■ Problem requirements ■
In the lines below, output everything from the first line through the line containing "oil1_mark = [1]" exactly as it is. Pictures are not part of the output.

■ Recorded information ■
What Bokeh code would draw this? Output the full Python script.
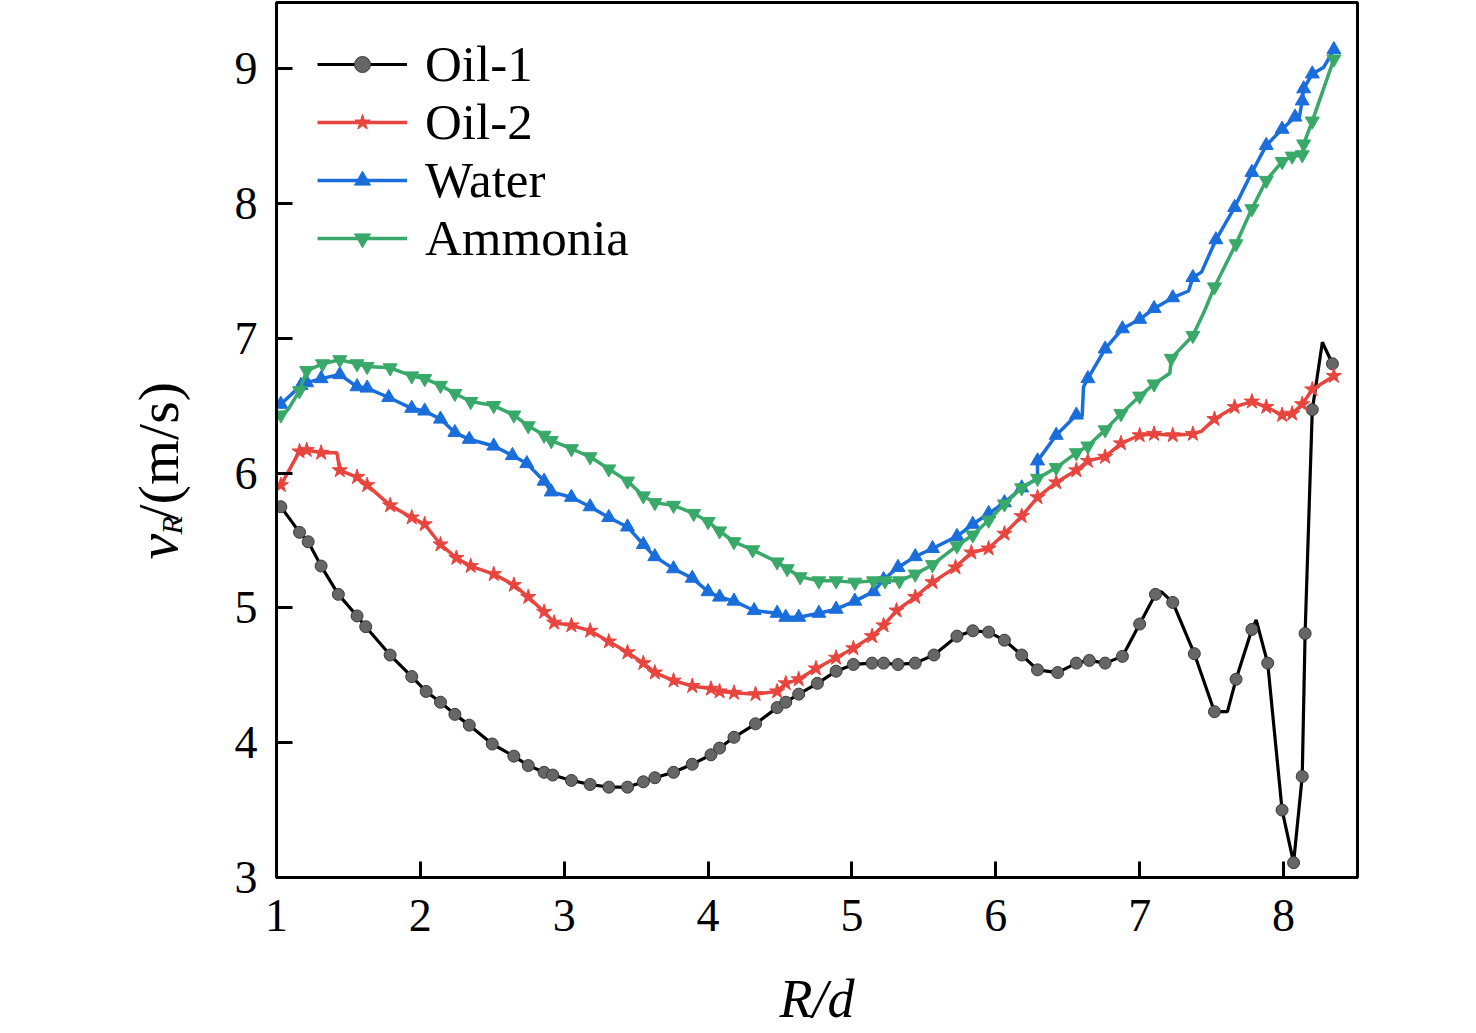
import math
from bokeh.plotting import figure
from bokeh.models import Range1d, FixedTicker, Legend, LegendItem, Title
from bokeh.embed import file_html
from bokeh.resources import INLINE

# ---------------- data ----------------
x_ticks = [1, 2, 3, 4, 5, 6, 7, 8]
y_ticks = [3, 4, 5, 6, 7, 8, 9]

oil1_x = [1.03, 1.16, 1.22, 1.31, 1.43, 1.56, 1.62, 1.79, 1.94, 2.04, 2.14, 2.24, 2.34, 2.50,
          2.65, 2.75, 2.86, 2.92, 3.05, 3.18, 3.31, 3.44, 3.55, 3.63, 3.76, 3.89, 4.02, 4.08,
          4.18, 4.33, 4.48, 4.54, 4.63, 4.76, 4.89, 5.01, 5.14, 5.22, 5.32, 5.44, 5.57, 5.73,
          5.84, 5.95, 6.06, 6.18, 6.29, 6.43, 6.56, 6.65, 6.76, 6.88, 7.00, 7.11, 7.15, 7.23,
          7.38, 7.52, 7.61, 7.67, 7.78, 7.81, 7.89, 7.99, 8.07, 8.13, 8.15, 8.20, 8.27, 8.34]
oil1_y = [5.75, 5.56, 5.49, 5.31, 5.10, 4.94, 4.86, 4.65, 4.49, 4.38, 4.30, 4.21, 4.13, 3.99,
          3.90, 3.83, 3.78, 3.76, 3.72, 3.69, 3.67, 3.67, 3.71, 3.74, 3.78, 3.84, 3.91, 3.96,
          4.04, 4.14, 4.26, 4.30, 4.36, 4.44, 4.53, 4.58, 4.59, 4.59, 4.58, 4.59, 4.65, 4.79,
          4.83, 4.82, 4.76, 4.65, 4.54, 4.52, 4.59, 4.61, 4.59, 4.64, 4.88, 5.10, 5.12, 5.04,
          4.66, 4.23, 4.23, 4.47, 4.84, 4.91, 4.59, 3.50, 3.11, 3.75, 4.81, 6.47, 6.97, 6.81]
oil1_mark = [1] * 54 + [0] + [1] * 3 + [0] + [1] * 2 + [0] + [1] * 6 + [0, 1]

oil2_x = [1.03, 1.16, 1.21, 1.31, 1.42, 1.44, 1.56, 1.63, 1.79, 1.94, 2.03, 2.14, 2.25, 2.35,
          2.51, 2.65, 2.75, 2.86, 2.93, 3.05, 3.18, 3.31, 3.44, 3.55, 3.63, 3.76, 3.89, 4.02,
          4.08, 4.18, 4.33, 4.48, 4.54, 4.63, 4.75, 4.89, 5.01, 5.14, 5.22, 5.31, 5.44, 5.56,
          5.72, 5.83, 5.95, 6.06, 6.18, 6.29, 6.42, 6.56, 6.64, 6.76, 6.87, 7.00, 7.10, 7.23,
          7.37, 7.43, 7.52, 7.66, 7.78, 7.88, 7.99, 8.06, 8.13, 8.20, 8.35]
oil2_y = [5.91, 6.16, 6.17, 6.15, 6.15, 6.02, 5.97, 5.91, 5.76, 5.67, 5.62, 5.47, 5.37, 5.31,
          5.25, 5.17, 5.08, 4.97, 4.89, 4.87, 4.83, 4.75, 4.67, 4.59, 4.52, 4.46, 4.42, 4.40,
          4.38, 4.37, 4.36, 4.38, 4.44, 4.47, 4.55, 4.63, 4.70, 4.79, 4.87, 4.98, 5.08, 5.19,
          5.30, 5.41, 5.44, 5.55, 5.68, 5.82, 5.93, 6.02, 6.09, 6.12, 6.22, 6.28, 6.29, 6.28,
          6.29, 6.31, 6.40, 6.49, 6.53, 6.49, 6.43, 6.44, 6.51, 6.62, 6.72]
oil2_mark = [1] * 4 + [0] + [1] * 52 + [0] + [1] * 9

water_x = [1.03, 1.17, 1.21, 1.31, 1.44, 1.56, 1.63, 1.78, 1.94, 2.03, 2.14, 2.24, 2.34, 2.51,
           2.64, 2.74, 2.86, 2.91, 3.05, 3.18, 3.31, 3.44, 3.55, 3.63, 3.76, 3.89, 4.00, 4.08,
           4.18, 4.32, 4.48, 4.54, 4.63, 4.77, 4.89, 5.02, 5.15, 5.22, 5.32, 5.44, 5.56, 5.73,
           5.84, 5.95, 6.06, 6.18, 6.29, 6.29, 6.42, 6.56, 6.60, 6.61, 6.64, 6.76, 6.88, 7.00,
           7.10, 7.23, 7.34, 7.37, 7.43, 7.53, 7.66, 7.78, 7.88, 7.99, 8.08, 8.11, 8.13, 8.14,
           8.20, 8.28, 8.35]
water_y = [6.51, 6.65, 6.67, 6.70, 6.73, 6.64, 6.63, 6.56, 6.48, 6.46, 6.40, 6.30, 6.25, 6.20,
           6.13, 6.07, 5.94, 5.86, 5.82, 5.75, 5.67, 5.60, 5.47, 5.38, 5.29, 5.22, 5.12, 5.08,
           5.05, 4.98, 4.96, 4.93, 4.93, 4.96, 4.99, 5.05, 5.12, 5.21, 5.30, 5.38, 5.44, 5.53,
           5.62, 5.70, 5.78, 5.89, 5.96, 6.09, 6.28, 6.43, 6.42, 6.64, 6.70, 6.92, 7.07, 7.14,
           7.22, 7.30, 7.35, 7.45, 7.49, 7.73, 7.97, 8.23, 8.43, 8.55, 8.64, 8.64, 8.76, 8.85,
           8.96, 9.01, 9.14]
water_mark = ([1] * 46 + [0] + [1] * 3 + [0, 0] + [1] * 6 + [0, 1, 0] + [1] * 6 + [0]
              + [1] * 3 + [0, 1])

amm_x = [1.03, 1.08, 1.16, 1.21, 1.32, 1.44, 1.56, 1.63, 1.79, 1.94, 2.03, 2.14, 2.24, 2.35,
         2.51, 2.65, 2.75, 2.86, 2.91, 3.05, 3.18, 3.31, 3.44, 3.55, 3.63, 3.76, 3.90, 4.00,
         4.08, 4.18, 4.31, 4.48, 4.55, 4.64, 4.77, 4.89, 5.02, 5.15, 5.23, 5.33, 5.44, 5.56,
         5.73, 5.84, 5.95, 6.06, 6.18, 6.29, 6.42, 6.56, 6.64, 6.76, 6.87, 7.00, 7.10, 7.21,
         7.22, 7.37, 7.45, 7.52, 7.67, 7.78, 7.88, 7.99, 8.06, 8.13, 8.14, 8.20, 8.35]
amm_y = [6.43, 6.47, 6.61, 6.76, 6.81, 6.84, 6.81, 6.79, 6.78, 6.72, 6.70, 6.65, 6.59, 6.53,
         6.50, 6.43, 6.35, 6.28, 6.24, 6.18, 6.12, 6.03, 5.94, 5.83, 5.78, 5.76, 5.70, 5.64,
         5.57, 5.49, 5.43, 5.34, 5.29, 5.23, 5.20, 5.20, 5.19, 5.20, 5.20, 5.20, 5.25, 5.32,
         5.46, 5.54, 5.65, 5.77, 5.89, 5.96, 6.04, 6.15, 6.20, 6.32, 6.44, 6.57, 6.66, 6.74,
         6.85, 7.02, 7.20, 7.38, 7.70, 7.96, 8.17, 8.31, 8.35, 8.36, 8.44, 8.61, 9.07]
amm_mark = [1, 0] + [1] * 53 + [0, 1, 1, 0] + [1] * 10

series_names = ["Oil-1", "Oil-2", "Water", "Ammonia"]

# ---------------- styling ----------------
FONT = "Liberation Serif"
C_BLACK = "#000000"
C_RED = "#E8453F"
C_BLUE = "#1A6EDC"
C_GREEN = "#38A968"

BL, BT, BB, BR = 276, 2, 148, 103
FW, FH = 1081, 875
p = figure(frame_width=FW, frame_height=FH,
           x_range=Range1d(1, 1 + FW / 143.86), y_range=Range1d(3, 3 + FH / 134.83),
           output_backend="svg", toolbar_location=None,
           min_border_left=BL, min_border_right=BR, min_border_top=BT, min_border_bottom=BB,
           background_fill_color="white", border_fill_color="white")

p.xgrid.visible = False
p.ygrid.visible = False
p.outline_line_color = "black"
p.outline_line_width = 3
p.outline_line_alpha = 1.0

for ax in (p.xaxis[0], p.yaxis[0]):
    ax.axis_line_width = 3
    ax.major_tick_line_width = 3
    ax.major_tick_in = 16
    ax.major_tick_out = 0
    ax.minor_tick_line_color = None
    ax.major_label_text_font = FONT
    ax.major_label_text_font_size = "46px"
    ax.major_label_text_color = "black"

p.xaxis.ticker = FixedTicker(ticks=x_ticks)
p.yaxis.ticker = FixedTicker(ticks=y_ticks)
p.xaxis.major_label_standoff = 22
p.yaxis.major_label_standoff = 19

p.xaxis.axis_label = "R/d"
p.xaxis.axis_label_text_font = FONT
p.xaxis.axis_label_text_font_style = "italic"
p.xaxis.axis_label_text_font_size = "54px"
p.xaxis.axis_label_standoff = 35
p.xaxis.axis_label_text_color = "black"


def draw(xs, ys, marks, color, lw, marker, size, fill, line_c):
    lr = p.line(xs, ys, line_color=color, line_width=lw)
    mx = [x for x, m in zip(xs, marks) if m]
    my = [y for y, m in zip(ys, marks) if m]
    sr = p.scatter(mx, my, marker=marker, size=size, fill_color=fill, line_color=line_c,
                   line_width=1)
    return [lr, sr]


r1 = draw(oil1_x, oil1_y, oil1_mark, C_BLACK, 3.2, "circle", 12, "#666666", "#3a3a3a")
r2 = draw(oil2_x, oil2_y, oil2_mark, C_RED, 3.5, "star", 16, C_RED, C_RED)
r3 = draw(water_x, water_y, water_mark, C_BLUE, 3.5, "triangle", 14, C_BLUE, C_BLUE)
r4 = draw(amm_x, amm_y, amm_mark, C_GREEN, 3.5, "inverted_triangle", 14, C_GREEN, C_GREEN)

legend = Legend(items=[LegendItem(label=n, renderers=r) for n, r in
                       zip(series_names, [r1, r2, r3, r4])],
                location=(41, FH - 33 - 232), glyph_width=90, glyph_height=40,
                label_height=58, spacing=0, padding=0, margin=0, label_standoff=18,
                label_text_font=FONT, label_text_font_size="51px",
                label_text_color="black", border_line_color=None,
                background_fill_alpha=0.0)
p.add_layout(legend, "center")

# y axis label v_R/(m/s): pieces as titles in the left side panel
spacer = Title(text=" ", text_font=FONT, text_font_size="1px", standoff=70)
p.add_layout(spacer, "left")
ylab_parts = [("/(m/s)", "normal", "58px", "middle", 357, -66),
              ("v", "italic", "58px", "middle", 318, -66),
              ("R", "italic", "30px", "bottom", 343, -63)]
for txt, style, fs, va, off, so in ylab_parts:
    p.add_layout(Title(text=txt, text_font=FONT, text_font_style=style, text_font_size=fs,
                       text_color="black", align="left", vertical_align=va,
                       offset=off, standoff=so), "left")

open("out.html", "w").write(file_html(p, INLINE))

■ Expected answer ■
What Bokeh code would draw this? Output the full Python script.
import math
from bokeh.plotting import figure
from bokeh.models import Range1d, FixedTicker, Legend, LegendItem, Title
from bokeh.embed import file_html
from bokeh.resources import INLINE

# ---------------- data ----------------
x_ticks = [1, 2, 3, 4, 5, 6, 7, 8]
y_ticks = [3, 4, 5, 6, 7, 8, 9]

oil1_x = [1.03, 1.16, 1.22, 1.31, 1.43, 1.56, 1.62, 1.79, 1.94, 2.04, 2.14, 2.24, 2.34, 2.50,
          2.65, 2.75, 2.86, 2.92, 3.05, 3.18, 3.31, 3.44, 3.55, 3.63, 3.76, 3.89, 4.02, 4.08,
          4.18, 4.33, 4.48, 4.54, 4.63, 4.76, 4.89, 5.01, 5.14, 5.22, 5.32, 5.44, 5.57, 5.73,
          5.84, 5.95, 6.06, 6.18, 6.29, 6.43, 6.56, 6.65, 6.76, 6.88, 7.00, 7.11, 7.15, 7.23,
          7.38, 7.52, 7.61, 7.67, 7.78, 7.81, 7.89, 7.99, 8.07, 8.13, 8.15, 8.20, 8.27, 8.34]
oil1_y = [5.75, 5.56, 5.49, 5.31, 5.10, 4.94, 4.86, 4.65, 4.49, 4.38, 4.30, 4.21, 4.13, 3.99,
          3.90, 3.83, 3.78, 3.76, 3.72, 3.69, 3.67, 3.67, 3.71, 3.74, 3.78, 3.84, 3.91, 3.96,
          4.04, 4.14, 4.26, 4.30, 4.36, 4.44, 4.53, 4.58, 4.59, 4.59, 4.58, 4.59, 4.65, 4.79,
          4.83, 4.82, 4.76, 4.65, 4.54, 4.52, 4.59, 4.61, 4.59, 4.64, 4.88, 5.10, 5.12, 5.04,
          4.66, 4.23, 4.23, 4.47, 4.84, 4.91, 4.59, 3.50, 3.11, 3.75, 4.81, 6.47, 6.97, 6.81]
oil1_mark = [1] * 54 + [0] + [1] * 3 + [0] + [1] * 2 + [0] + [1] * 6 + [0, 1]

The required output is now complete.